Stayed closer in because we only had a short day available. Rutgers sea temperature info showed higher water temperatures south of St. Helena sound than to the north, so we headed south. Fished mostly between 40 and 50 feet of water, with water temps earlier in the day at 63 rising to close to 65.

Started with trolling Clark spoons using #1 and #2 planer at right around 5 knots speed per GPS. Found some bluefish and one Spanish - first of the season - at Hunting Island. Switched to casting Hopkins spoons and could have filled the boat with bluefish. Thankfully, had checked limits and knew the limit on bluefish was reduced to only 3. Could not seem to find any more Spanish or bonito casting at Hunting Island, so moved to Fripp Island reef.

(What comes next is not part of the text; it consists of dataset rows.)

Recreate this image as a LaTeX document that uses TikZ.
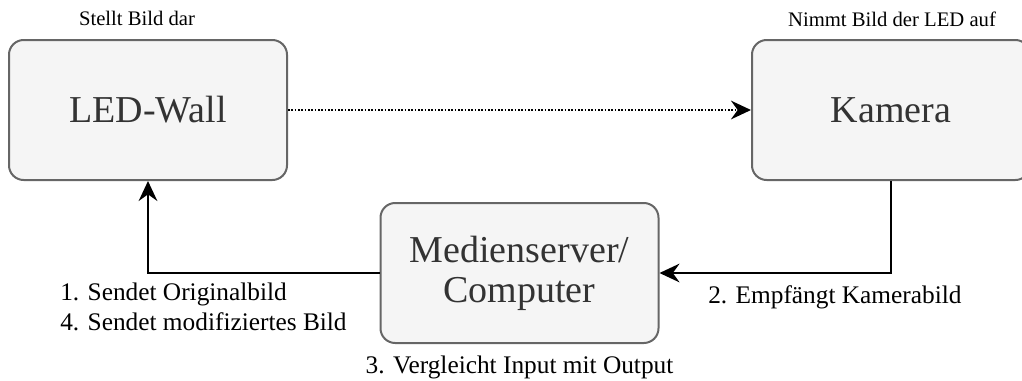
\documentclass[tikz,border=0pt]{standalone}
\usepackage{fontspec}
\setmainfont{Liberation Serif}
\usetikzlibrary{arrows.meta}
\definecolor{boxfill}{HTML}{F5F5F5}
\definecolor{boxline}{HTML}{666666}
\definecolor{boxtext}{HTML}{333333}
\tikzstyle{box} = [rectangle, rounded corners=11pt, minimum width=208.5pt, minimum height=105pt, text centered, align=center, draw=boxline, fill=boxfill, line width=1.5pt, text=boxtext, inner sep=0pt, font=\fontsize{28.5}{30}\selectfont]
\tikzstyle{arrow} = [line width=1.5pt, -{Stealth[length=15pt,width=14pt,inset=5pt]}]
\tikzstyle{lbl} = [inner sep=0pt, font=\fontsize{19}{22.5}\selectfont]
\tikzstyle{toplbl} = [inner sep=0pt, font=\fontsize{15.5}{18}\selectfont]

\begin{document}
\begin{tikzpicture}[x=0.75pt, y=-0.75pt]
\useasboundingbox (0,0) rectangle (1022,380);
% boxes
\node[box] (led) at (148,110) {LED-Wall};
\node[box] (kam) at (891,110) {Kamera};
\node[box] (srv) at (519.5,273) {Medienserver/\\Computer};
% labels
\node[toplbl, anchor=base] (ledtxt) at (137,25) {Stellt Bild dar};
\node[toplbl, anchor=base] (kamtxt) at (892,26) {Nimmt Bild der LED auf};
\node[lbl, anchor=base west] (send1) at (60,300) {1. Sendet Originalbild};
\node[lbl, anchor=base west] (send4) at (60,330) {4. Sendet modifiziertes Bild};
\node[lbl, anchor=base west] (recv) at (708,303) {2. Empfängt Kamerabild};
\node[lbl, anchor=base] (cmp) at (519.5,373) {3. Vergleicht Input mit Output};
% connectors
\draw[arrow, dash pattern=on 1.3pt off 1.2pt] (led) -- (kam);
\draw[arrow] (kam.south) |- (srv.east);
\draw[arrow] (srv.west) -| (led.south);
\end{tikzpicture}
\end{document}
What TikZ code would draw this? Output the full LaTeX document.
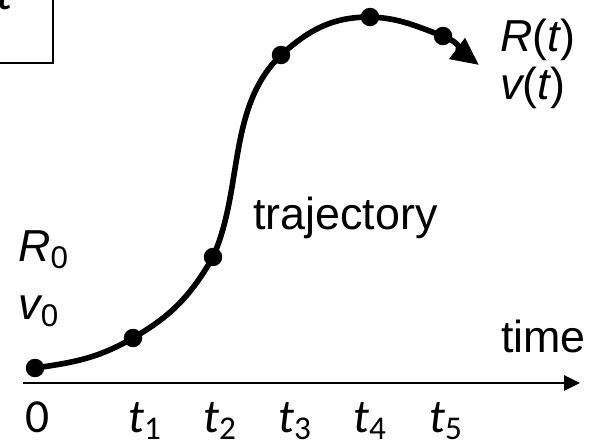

Same drill at Fripp Island reef but only caught Spanish, zero bluefish. At Fripp, only used #1 planer because of shallower water. Did one LDR on an Atlantic bonito when hand lining in the leader from the planer - operator error. No fish of size but headed home with a few fish dinners. Quite a few went back in the water.

Fish were not everywhere but on just a few pieces of structure. Probably wasted too much time and fuel searching at first before concentrating on the locations holding fish.

Did not catch any little tunny or see any bird activity at all, unlike a few weeks ago.

Unrelated to fishing, saw an ocean sunfish. Picture is not great but a strange, big fish. I have seen them before but not often and not that shallow.
Replies

Good job getting out there, I enjoy your post.Bluefish are good when they’re fresh,we used to gillnet a lot this time of year.
Nice post,I haven't seen any Spanish out of N.Edisto.


You can't catch fish on a dry line
The unidentified fish kind of looks like could be a sunfish('s dorsal fin).